After years of figuring out problems, I developed a methodology that I used to troubleshoot tech problems of all sorts.
Here’s how I did it.
Define the problem. I used to ask, “What’s it doing or not doing?” Finding out exactly what the problem was enabled me to start my plan of attack. More than once, when I knew what the problem was, I immediately knew what the solution was. There was a certain problem that was entirely caused by a setting in the computer the installer used to program our gear. It was an odd setting, but every time I got the call with that problem I knew if I could get the person on the other end to follow my directions, it would be fixed quickly.
Don’t be afraid to check the obvious stuff. I remember quite clearly a guy telling me he’d checked to make sure the unit was plugged in. It was behaving as if it was unplugged. I took him through a bunch of tests and then had him check the plug, just to be safe. Just then I heard, “I am so stupid.” This piece had a detachable cord. He’d checked where it was plugged into the wall outlet, but not where the cord plugged into the box.
Simple it down. I first heard that phrase from our church’s worship pastor, but it fit in this case. A lot of times people would have a long chain of electronics and cables and have a problem. To make it easier, I’d often have them remove extraneous pieces. A lot of times the problem would go away once we had the system down to a minimum. The problem was a cable or component we’d eliminated.

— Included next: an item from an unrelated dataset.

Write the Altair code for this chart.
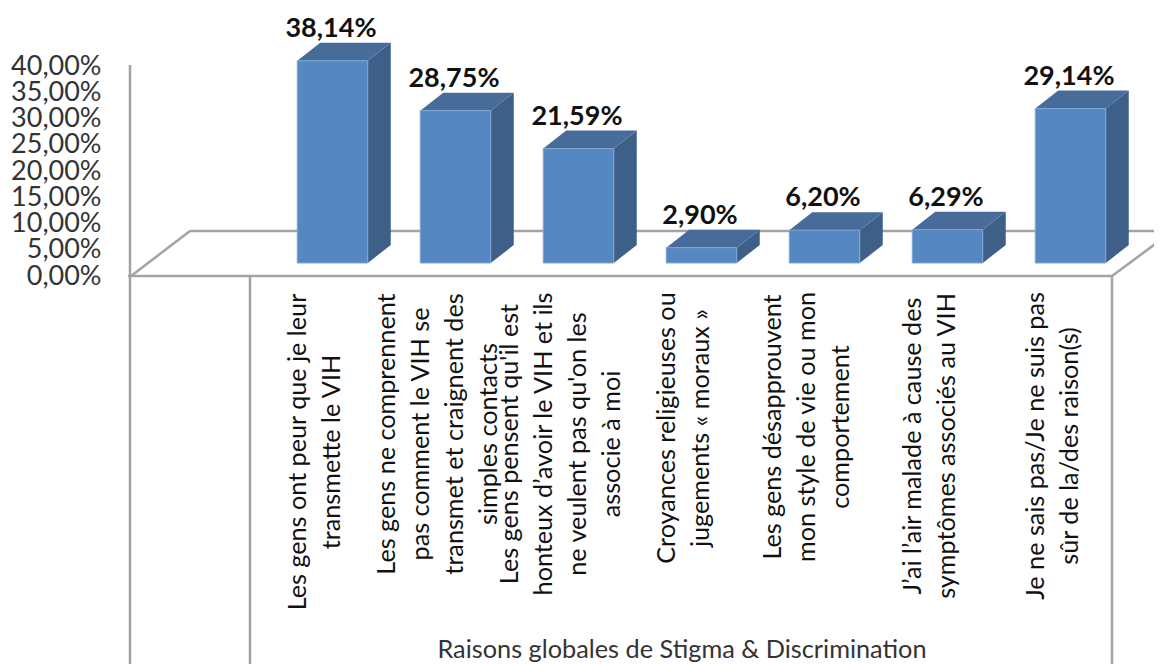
import altair as alt
import pandas as pd

categories = [
    "Les gens ont peur que je leur\ntransmette le VIH",
    "Les gens ne comprennent\npas comment le VIH se\ntransmet et craignent des\nsimples contacts",
    "Les gens pensent qu'il est\nhonteux d’avoir le VIH et ils\nne veulent pas qu'on les\nassocie à moi",
    "Croyances religieuses ou\njugements « moraux »",
    "Les gens désapprouvent\nmon style de vie ou mon\ncomportement",
    "J’ai l’air malade à cause des\nsymptômes associés au VIH",
    "Je ne sais pas/Je ne suis pas\nsûr de la/des raison(s)",
]
values = [38.14, 28.75, 21.59, 2.90, 6.20, 6.29, 29.14]
value_labels = ["38,14%", "28,75%", "21,59%", "2,90%", "6,20%", "6,29%", "29,14%"]
tick_values = [0, 5, 10, 15, 20, 25, 30, 35, 40]
axis_title = "Raisons globales de Stigma & Discrimination"
label_centres = [444, 426, 436, 420, 419, 438, 438]

W, H = 1146, 656
FONT = "Lato"
FRONT, SIDE, TOP = "#5587c0", "#3d5f88", "#476c9a"
LINE = "#a3a3a3"
LINE_H = 34

# layout: category spacing and bar/axis scales, expressed in pixels per unit
STEP, PX_BAR, PX_AXIS = 123.0, 5.3, 5.25
X0, BASE, AXIS0 = 324.5, 255.0, 268.0
HALF, DX, DY = 35.25 / STEP, 23.0 / STEP, 18.0 / PX_BAR

xscale = alt.Scale(domain=[-X0 / STEP, (W - X0) / STEP], nice=False, zero=False)
yscale = alt.Scale(domain=[-(H - BASE) / PX_BAR, BASE / PX_BAR], nice=False, zero=False)
axscale = alt.Scale(domain=[-(H - AXIS0) / PX_AXIS, AXIS0 / PX_AXIS], nice=False, zero=False)

bars = pd.DataFrame({
    "i": range(len(values)),
    "v": values,
    "label": value_labels,
    "cat": categories,
    "cy": label_centres,
})
bars["l"] = bars.i - HALF
bars["r"] = bars.i + HALF
bars["base"] = 0.0
bars["top"] = bars.v + DY
bars["tx"] = [
    i - (17.5 + (c.count("\n")) * LINE_H / 2) / STEP for i, c in enumerate(categories)
]


def X(f):
    return alt.X(f, type="quantitative", scale=xscale, axis=None)


def Y(f):
    return alt.Y(f, type="quantitative", scale=yscale, axis=None, stack=None)


def segment(x1, y1, x2, y2):
    return alt.Chart(pd.DataFrame({"a": [0]})).mark_rule(color=LINE, strokeWidth=2.5).encode(
        x=alt.value(x1 - 8), y=alt.value(y1 - 8), x2=alt.value(x2 - 8), y2=alt.value(y2 - 8)
    )


def face(rows, colour):
    return alt.Chart(pd.DataFrame(rows)).mark_area(
        color=colour, interpolate="linear", opacity=1
    ).encode(x=X("px"), y=Y("a"), y2=alt.Y2("b"))


faces = []
for i, v in enumerate(values):
    l, r = i - HALF, i + HALF
    faces.append(face([
        {"px": r, "a": 0.0, "b": v},
        {"px": r + DX, "a": DY, "b": v + DY},
    ], SIDE))
    faces.append(face([
        {"px": l, "a": v, "b": v},
        {"px": l + DX, "a": v, "b": v + DY},
        {"px": r, "a": v, "b": v + DY},
        {"px": r + DX, "a": v + DY, "b": v + DY},
    ], TOP))

frame = [
    segment(130, 65, 130, 664),
    segment(250, 276, 250, 664),
    segment(1112, 276, 1112, 664),
    segment(128, 276, 1112, 276),
    segment(131, 276, 190, 231),
    segment(190, 231, 1162, 231),
    segment(1112, 276, 1162, 239),
]

axis_layer = alt.Chart(pd.DataFrame({"t": tick_values})).mark_tick(opacity=0).encode(
    y=alt.Y("t:Q", scale=axscale, axis=alt.Axis(
        values=tick_values, orient="left", offset=-93, domain=False, ticks=False, grid=False,
        title=None, labelFontSize=27, labelFont=FONT, labelColor="#333333", labelPadding=0,
        labelOverlap=False, labelFlush=False, labelBaseline="middle",
        labelExpr="replace(format(datum.value, '.2f'), '.', ',') + '%'",
    )),
)

front = alt.Chart(bars).mark_rect(color=FRONT, stroke="#7fa6d6", strokeWidth=1).encode(
    x=X("l"), x2="r:Q", y=Y("base"), y2="v:Q")
val_text = alt.Chart(bars).mark_text(
    font=FONT, fontSize=27, fontWeight="bold", color="#111111", baseline="middle", dy=-14, dx=-1.5
).encode(x=X("i"), y=Y("top"), text="label:N")
cat_text = alt.Chart(bars).mark_text(
    font=FONT, fontSize=25.2, color="#111111", angle=270, align="center", baseline="middle",
    lineBreak="\n", lineHeight=LINE_H,
).encode(x=X("tx"), y=alt.Y("cy:Q", scale=None, axis=None), text="cat:N")
title_text = alt.Chart(pd.DataFrame({"t": [axis_title]})).mark_text(
    font=FONT, fontSize=25.3, color="#333333", align="center", baseline="middle"
).encode(x=alt.value(682 - 8), y=alt.value(650 - 8), text="t:N")

chart = alt.layer(
    *frame, axis_layer, *faces, front, val_text, cat_text, title_text
).resolve_scale(y="independent", x="shared").properties(
    width=W, height=H, padding=0, background="white", autosize=alt.AutoSizeParams(type="none")
).configure_view(stroke="transparent")

chart.save("out.html", embed_options={"renderer": "svg", "actions": False})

Divide and conquer. If there are 10 cables plugged into a piece and you suspect one is causing the problem, you can unplug them all and put them back one at a time, do the opposite, or do half. I advised to do half. If the problem remained, it was one of the 5 plugged in, repeat with 3 and 2 and in three steps (not up to 10) you have the solution.
Swap with a similar piece. You suspect you have a bad mic? Swap it with another. Not the problem? Put the original back and swap the cable. Continue until all pieces have been tested. This really only works if you know the one you’re swapping with is good, so don’t do this with suspect gear.
Check with a tester. I found more than once that people had bad test equipment or didn’t know how to use it, but it really helped to use something to test pieces you thought were bad, but didn’t know for sure. I always would verify results with another test to be sure, but a direct test is better than an indirect test (all things being equal).
Reboot or power cycle. Electronics seem to sometimes misbehave when they need to be restarted. Computers especially had this problem. When in doubt, reboot.
What are some strategies you’ve used to troubleshoot problems with gear?